(Records for the exercise)
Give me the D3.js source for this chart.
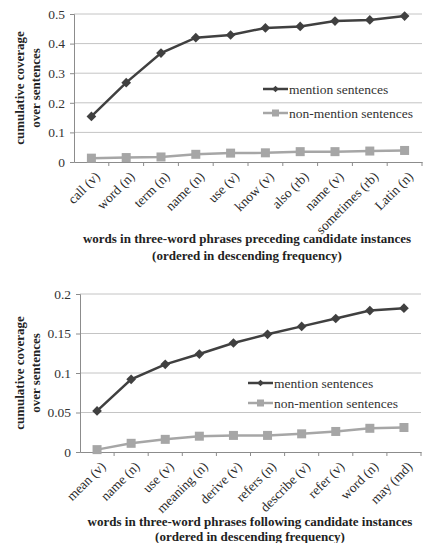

---

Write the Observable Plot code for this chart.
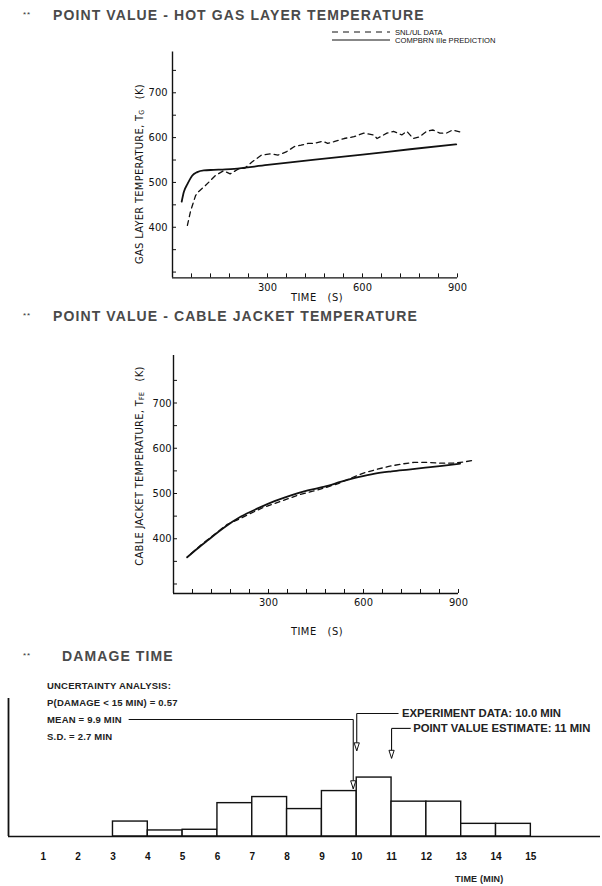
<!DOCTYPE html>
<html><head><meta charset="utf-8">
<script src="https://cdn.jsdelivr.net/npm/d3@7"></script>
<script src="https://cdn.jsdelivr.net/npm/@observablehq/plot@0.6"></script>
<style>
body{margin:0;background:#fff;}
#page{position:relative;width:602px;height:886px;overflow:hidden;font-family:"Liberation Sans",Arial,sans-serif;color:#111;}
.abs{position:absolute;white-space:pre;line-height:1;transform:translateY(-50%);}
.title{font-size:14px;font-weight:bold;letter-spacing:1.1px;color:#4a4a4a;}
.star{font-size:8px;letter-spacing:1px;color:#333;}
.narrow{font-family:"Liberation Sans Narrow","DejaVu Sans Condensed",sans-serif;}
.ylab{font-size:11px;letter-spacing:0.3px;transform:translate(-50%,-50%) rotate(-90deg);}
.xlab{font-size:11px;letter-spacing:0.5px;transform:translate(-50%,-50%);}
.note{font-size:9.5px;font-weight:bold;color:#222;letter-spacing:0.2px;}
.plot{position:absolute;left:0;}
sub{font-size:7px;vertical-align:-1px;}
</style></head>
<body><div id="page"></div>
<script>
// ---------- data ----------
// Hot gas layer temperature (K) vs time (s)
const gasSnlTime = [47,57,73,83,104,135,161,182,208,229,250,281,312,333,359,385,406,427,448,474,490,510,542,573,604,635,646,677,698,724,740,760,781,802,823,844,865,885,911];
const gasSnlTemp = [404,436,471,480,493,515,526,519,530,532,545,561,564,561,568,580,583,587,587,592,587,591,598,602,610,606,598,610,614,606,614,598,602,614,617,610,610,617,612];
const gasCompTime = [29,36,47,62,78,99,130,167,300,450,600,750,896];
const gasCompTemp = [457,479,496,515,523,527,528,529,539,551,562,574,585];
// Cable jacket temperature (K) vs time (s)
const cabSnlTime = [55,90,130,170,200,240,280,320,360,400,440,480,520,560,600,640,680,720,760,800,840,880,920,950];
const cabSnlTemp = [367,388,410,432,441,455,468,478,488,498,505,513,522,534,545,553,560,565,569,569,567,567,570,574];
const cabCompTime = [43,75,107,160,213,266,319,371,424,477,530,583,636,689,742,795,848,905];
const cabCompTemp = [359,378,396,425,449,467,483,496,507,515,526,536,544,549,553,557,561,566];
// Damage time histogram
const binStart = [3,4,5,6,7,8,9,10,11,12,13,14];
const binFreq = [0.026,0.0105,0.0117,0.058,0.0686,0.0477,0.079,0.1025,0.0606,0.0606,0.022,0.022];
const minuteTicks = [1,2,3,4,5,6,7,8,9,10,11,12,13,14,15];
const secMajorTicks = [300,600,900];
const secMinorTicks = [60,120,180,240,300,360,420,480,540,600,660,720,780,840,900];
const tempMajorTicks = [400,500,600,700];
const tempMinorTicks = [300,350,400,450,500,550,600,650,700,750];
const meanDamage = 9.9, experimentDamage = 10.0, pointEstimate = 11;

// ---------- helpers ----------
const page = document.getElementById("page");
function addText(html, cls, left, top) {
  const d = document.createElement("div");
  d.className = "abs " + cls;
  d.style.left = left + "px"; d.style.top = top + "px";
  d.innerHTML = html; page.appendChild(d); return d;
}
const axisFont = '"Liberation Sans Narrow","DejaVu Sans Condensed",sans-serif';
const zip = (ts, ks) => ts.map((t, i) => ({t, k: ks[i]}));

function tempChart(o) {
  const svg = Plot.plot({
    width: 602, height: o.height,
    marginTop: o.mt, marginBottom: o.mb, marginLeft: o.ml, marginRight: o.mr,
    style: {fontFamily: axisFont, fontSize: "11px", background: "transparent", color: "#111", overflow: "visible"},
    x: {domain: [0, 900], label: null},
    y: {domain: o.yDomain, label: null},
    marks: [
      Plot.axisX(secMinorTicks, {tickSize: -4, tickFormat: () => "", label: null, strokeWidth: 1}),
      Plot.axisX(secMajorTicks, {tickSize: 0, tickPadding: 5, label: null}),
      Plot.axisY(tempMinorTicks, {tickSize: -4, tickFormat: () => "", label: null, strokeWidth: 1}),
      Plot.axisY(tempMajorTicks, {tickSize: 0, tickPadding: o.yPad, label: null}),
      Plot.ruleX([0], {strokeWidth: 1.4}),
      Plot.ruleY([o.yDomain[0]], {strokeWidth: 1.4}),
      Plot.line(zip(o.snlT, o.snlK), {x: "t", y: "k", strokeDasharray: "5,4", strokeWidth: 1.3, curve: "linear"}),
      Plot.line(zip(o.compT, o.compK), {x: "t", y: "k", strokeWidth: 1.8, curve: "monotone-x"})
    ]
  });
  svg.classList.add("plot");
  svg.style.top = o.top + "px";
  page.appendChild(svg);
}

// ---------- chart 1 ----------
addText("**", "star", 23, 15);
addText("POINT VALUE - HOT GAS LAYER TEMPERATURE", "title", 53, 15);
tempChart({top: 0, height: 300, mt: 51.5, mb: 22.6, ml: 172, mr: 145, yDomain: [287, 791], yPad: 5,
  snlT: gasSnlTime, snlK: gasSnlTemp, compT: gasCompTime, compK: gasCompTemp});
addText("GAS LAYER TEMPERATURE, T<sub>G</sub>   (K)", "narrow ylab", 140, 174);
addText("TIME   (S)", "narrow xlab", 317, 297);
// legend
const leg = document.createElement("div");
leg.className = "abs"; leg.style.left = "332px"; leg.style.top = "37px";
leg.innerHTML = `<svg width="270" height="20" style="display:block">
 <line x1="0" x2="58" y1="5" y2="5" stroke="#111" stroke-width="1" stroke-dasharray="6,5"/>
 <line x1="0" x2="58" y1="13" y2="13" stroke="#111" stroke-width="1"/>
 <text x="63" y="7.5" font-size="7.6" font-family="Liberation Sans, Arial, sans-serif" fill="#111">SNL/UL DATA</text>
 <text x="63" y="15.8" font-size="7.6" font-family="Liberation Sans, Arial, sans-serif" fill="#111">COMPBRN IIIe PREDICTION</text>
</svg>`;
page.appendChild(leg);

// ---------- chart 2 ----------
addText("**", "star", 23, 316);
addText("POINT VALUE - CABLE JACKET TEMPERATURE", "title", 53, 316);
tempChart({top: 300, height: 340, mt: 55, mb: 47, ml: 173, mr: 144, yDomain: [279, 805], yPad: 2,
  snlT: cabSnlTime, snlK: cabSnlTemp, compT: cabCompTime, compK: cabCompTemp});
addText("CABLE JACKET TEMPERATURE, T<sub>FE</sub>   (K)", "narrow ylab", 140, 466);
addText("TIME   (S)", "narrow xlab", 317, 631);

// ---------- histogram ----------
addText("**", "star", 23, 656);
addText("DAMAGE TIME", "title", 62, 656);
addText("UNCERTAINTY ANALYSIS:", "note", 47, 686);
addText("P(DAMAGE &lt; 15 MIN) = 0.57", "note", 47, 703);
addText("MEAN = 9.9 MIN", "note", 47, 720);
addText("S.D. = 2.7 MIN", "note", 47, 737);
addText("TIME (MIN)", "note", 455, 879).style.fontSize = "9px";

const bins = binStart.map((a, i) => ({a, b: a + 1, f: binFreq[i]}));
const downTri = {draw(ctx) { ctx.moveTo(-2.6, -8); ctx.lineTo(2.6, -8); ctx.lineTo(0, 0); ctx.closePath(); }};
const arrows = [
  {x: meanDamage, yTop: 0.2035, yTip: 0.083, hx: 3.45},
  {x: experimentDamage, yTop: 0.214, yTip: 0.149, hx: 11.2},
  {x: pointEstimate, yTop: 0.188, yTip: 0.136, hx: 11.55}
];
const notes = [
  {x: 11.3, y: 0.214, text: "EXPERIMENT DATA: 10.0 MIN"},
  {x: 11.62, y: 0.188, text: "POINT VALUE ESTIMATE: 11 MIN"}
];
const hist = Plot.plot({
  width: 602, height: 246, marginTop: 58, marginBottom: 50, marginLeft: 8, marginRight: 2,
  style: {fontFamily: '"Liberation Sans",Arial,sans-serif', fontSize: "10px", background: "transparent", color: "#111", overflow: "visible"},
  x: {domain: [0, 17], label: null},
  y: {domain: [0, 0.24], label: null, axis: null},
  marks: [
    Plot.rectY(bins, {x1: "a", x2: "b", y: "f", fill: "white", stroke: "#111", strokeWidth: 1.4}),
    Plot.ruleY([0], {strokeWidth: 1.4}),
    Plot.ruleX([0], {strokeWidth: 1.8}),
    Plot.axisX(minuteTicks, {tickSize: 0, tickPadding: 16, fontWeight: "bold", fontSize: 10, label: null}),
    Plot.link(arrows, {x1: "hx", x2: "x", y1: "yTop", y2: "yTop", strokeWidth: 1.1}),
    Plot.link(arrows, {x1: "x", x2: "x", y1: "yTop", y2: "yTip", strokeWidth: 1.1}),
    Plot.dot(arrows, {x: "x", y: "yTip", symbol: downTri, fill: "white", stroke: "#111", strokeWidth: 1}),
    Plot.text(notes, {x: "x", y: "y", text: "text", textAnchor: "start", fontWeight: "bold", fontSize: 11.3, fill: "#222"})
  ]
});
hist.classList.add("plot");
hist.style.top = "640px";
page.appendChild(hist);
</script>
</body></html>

(Task objective) Where a line above contains the string "this", copy that line.

(Right answer)
Give me the D3.js source for this chart.
Write the Observable Plot code for this chart.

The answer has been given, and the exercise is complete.